The stepped-aside archbishop says he is “entitled to exercise my legal rights and to follow the due process of law”. Of course he is, even though one option in the “due process” is to cop it sweet.

Even in the parallel universe of the Catholic Church hierarchy, these are strange days indeed. What is the end game here? If his appeal succeeds, as it indeed may, does Philip Wilson really believe he can simply pick up where he left off?

Abuse victims’ representative Peter Gogarty fronts the media outside the Newcastle Court last week.
Abuse victims’ representative Peter Gogarty fronts the media outside the Newcastle Court last week.

His good friend and head of the Australian Catholic Bishops Conference, Brisbane’s Archbishop Mark Coleridge, doesn’t think so.

Interviewed in Rome recently, he said the Church was facing its #MeToo moment, when abuse survivors were “willing to speak and they are believed”.

He said the symbolic impact globally of Wilson’s trial was colossal but he believed some of the things said about him were “unjust, untrue and cruel”.

“It’s affected him physically, and I think it has destroyed his capacity to govern in a permanent way, no matter the result of eventual appeals,” Archbishop Coleridge said.
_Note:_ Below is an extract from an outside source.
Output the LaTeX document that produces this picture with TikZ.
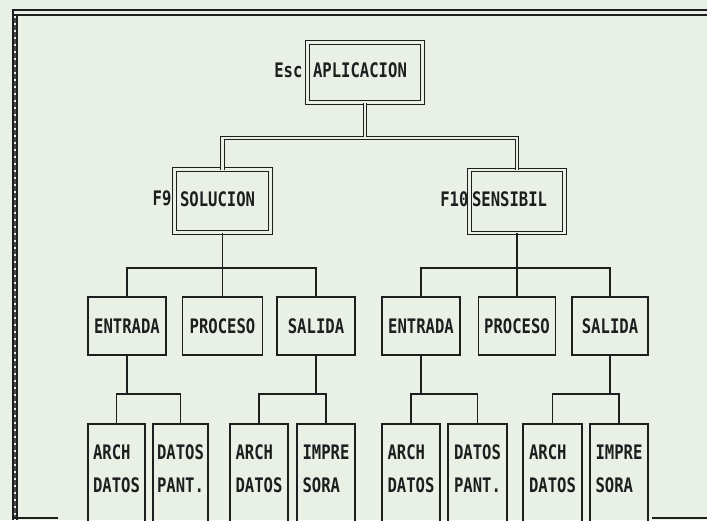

Prime Minister Malcolm Turnbull, Opposition Leader Bill Shorten and Premier Steven Marshall all want him to go. But they’re mere mortals.

Perhaps more importantly, some of his senior priests, increasingly bewildered as the Archbishop’s three-year legal battle has unfolded like a slow-motion train wreck, finally believe enough is enough.

Monsignor Rob Egar, a respected former Vicar General with 60 years as a priest, has sent me a statement saying many, if not most, of Adelaide’s priests want the Archbishop to offer his resignation to Pope Francis.

He says while they have sympathy for him and recognise his leadership in the field of child protection, his resignation would be “a demonstrable sign of the Church’s compassion towards the victims of abuse”.

For now, Archbishop Wilson, a priest who at this time would not pass the rigorous police check system that he personally and laudably drove to protect children and the vulnerable, is having none of this.

Police checks are one thing. A reality check is quite another.